§ What the exercise asks
Locate all lines in the data below that hold "Output" and show them.

§ Entries provided
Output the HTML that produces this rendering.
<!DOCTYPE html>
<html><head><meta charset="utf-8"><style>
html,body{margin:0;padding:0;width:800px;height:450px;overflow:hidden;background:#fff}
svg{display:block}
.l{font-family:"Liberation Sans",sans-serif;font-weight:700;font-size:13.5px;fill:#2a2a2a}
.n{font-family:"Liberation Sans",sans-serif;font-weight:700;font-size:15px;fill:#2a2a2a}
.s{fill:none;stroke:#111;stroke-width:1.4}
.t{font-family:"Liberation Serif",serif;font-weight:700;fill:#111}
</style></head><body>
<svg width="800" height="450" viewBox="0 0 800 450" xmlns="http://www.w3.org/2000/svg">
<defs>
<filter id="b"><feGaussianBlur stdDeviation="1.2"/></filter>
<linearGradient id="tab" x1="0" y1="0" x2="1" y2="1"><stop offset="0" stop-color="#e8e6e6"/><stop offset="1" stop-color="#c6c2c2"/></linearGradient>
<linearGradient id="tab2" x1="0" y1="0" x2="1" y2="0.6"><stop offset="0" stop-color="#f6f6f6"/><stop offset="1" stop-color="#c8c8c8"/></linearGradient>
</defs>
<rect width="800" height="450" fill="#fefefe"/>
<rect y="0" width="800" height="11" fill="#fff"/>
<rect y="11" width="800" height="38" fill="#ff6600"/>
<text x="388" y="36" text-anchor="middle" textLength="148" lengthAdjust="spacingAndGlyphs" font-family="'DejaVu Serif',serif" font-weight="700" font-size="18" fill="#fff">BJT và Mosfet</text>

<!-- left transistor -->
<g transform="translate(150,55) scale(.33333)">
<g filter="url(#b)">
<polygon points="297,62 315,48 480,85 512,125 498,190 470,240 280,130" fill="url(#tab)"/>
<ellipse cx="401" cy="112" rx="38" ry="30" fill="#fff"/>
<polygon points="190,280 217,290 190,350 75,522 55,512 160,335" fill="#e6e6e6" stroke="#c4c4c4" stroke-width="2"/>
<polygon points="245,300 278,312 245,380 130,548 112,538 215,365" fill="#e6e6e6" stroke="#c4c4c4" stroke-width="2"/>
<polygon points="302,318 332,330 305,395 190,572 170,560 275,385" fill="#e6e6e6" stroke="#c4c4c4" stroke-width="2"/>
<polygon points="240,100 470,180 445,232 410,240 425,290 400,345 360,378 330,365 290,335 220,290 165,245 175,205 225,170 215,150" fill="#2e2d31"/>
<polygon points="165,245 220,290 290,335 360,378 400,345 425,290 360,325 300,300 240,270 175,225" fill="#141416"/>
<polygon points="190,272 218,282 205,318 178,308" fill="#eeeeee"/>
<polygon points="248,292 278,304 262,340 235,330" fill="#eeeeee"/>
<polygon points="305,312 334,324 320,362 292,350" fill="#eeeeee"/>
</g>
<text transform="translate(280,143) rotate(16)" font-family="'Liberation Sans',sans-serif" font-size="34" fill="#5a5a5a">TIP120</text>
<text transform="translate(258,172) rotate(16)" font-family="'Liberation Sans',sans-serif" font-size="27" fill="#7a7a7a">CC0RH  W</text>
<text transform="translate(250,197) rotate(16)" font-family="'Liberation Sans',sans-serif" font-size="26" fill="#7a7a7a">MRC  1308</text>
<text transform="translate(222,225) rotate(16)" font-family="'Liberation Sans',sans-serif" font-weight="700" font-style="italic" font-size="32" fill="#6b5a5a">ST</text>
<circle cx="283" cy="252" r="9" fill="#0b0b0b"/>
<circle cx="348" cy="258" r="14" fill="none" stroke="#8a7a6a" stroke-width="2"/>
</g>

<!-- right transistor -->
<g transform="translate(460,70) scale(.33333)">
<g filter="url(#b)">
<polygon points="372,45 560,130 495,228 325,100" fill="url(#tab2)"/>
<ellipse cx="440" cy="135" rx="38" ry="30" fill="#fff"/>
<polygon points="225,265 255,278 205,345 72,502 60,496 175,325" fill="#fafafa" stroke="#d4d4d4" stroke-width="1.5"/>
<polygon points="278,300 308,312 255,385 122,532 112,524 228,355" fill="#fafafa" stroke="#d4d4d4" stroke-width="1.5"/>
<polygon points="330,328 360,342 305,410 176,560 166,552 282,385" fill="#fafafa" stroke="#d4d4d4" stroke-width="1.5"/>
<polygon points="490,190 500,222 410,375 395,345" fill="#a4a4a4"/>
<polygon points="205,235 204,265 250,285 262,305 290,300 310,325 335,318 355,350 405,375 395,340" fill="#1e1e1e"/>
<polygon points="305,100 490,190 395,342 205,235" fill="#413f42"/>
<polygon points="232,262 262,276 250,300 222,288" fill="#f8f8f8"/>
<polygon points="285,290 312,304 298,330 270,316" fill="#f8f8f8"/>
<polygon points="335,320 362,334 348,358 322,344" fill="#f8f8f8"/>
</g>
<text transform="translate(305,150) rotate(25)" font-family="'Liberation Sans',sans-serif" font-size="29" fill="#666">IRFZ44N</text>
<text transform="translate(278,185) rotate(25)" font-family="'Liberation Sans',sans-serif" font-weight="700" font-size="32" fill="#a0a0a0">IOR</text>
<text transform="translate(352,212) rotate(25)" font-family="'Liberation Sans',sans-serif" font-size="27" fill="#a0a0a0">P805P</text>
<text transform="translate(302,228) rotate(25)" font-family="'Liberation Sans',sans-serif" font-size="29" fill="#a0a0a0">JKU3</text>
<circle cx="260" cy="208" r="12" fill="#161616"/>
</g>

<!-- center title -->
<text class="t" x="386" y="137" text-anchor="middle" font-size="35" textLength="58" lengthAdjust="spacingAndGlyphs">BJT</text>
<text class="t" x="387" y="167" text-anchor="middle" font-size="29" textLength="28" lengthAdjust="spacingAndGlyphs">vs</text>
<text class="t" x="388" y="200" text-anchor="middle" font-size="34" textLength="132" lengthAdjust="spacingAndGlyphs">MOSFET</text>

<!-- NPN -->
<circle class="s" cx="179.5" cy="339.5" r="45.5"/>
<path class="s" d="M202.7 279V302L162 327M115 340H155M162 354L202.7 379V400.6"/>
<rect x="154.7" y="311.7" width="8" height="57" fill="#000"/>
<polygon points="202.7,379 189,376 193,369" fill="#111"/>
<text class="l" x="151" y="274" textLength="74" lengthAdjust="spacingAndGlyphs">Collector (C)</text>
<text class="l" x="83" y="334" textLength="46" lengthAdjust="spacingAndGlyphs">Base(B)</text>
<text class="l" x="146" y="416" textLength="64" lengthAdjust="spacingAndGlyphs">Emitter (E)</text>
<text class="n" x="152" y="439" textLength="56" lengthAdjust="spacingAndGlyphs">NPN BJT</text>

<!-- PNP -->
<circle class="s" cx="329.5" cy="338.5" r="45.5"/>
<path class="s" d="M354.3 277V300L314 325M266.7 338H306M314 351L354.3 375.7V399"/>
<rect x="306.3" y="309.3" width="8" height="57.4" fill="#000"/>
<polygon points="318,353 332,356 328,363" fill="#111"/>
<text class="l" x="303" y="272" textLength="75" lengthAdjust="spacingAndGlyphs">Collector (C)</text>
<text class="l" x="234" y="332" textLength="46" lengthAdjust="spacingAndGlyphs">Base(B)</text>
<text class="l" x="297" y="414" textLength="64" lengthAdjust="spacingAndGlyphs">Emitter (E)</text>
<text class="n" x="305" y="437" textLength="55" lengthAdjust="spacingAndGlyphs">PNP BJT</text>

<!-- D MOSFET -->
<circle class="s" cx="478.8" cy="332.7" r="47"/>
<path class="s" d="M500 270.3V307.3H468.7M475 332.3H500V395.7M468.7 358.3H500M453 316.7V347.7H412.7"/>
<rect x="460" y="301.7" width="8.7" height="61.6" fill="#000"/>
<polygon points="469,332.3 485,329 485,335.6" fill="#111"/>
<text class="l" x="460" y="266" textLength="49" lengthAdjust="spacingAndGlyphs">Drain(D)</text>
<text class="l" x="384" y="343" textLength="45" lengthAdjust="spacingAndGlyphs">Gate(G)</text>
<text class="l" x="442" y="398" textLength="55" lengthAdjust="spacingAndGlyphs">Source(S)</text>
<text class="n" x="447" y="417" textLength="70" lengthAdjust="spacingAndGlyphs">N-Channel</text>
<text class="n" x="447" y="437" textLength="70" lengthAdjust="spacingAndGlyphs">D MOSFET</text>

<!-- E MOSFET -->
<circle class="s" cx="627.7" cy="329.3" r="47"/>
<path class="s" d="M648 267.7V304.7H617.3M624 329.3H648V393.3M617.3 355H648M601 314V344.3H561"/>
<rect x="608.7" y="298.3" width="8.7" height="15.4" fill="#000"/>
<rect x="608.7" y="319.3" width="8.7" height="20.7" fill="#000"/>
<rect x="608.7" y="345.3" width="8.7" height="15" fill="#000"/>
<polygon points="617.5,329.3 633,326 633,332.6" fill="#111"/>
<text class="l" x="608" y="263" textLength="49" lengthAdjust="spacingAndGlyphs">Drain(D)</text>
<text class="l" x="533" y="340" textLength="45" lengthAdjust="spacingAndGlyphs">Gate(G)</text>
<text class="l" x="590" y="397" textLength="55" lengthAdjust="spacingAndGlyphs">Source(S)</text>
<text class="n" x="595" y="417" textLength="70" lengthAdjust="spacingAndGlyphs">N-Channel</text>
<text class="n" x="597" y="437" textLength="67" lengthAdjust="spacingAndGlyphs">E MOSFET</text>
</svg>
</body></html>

...

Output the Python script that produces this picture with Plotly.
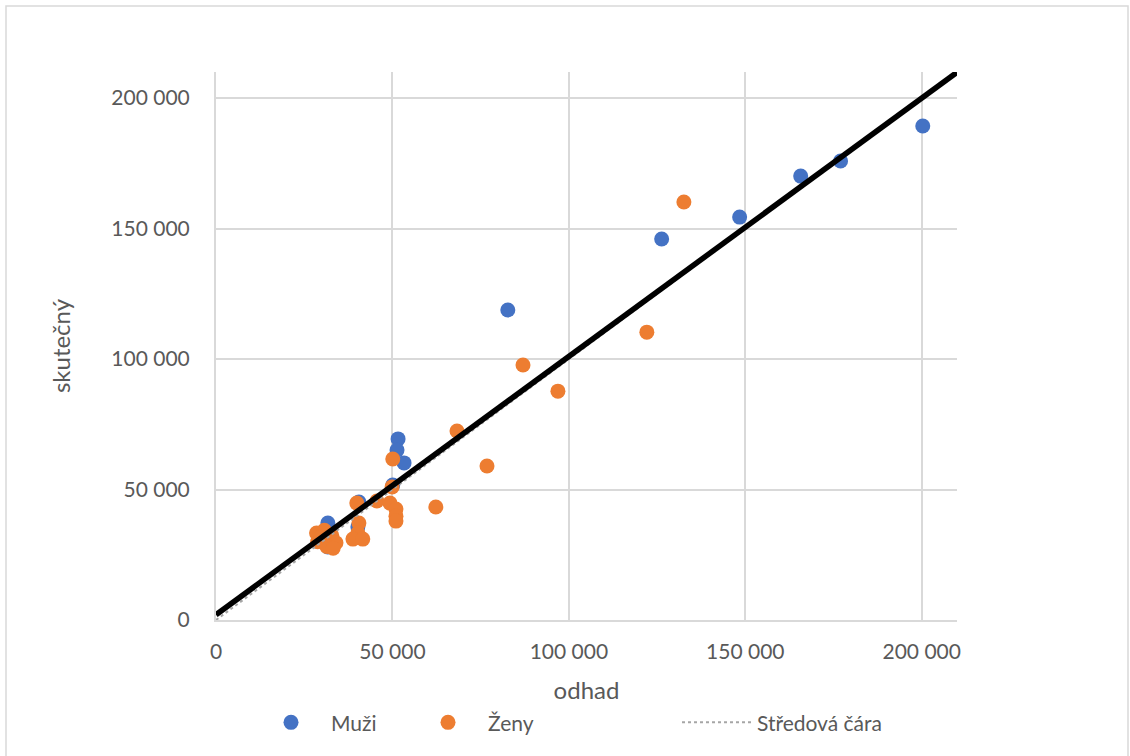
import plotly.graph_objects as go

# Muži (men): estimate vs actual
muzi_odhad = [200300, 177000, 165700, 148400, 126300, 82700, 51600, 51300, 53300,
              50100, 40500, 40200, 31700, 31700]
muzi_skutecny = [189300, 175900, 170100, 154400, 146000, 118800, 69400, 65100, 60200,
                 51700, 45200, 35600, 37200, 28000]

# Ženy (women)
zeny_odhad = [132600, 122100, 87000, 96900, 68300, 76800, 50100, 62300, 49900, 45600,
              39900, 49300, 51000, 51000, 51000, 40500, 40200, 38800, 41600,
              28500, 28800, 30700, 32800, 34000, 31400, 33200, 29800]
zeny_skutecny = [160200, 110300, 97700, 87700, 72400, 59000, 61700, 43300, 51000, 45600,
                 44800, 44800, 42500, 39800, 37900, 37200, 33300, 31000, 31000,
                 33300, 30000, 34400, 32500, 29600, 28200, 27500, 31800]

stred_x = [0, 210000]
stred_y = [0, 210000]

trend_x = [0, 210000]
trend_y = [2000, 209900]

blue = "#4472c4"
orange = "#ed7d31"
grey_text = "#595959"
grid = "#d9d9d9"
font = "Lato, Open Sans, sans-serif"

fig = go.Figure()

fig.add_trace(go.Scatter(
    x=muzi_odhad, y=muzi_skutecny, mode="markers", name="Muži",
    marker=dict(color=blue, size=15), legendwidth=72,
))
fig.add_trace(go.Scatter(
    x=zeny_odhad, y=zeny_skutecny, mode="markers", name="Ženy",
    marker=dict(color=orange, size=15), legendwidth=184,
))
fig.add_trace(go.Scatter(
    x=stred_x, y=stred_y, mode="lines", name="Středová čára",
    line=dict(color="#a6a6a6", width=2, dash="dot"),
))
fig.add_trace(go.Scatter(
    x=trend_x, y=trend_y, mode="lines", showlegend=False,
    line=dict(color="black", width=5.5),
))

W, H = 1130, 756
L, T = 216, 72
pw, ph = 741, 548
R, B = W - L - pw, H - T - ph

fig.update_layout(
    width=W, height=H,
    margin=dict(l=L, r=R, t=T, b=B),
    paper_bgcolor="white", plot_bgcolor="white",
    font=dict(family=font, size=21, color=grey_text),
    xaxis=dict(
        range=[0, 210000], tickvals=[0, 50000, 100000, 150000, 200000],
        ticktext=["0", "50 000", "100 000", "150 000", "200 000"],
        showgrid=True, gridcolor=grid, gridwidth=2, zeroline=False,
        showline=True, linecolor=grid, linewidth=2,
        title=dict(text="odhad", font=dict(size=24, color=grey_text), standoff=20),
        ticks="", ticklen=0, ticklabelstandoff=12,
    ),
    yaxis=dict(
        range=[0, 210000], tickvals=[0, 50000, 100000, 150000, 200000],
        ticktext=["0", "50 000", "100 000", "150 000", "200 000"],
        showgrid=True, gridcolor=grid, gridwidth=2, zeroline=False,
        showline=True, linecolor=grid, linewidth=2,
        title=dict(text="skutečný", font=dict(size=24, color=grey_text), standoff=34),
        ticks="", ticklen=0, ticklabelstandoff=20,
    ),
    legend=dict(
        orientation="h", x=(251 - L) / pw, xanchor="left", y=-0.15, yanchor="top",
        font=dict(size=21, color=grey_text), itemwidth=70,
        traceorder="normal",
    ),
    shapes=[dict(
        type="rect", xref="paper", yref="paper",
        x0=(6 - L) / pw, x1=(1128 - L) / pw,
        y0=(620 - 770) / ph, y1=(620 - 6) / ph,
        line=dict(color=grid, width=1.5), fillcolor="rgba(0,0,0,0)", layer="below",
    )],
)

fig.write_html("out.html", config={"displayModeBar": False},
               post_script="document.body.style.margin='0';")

---

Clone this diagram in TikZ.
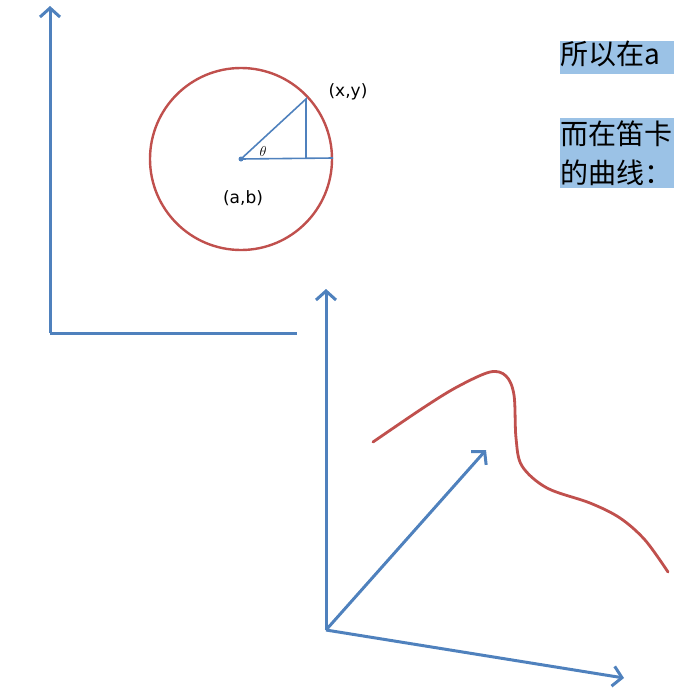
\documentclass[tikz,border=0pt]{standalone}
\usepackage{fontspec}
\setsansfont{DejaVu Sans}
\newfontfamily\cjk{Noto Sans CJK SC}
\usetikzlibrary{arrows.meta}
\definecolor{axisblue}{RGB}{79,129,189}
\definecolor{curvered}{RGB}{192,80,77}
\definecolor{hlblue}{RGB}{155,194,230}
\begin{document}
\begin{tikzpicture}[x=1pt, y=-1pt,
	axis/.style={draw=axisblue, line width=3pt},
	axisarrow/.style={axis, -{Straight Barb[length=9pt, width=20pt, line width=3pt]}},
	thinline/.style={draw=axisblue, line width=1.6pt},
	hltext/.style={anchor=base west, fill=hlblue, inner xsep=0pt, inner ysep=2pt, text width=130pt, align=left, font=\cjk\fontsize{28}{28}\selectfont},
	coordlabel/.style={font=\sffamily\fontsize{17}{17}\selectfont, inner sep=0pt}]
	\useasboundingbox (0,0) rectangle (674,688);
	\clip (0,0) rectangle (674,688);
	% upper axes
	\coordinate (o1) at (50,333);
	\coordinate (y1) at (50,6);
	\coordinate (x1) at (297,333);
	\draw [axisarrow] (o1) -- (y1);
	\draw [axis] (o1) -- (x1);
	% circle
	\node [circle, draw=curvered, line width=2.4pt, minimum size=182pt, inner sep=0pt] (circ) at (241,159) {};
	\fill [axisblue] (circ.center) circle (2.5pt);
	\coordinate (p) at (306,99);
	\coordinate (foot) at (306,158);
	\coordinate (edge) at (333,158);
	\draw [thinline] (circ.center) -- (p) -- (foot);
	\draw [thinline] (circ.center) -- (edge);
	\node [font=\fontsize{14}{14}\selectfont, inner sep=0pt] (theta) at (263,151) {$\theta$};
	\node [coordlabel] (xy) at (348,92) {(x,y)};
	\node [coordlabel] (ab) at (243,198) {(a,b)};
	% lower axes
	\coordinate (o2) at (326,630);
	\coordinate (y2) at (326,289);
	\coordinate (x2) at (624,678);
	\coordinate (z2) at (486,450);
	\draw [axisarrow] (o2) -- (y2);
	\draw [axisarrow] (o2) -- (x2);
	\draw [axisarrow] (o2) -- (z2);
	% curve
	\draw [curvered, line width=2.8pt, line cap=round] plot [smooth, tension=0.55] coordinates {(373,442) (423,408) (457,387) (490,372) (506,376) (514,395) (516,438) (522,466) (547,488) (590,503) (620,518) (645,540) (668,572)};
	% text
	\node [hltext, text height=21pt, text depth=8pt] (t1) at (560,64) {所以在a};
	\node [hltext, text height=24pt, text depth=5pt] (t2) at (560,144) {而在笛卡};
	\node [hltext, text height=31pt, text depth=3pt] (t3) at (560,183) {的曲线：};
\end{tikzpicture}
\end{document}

§ The solution
Output the HTML that produces this rendering.
Output the Python script that produces this picture with Plotly.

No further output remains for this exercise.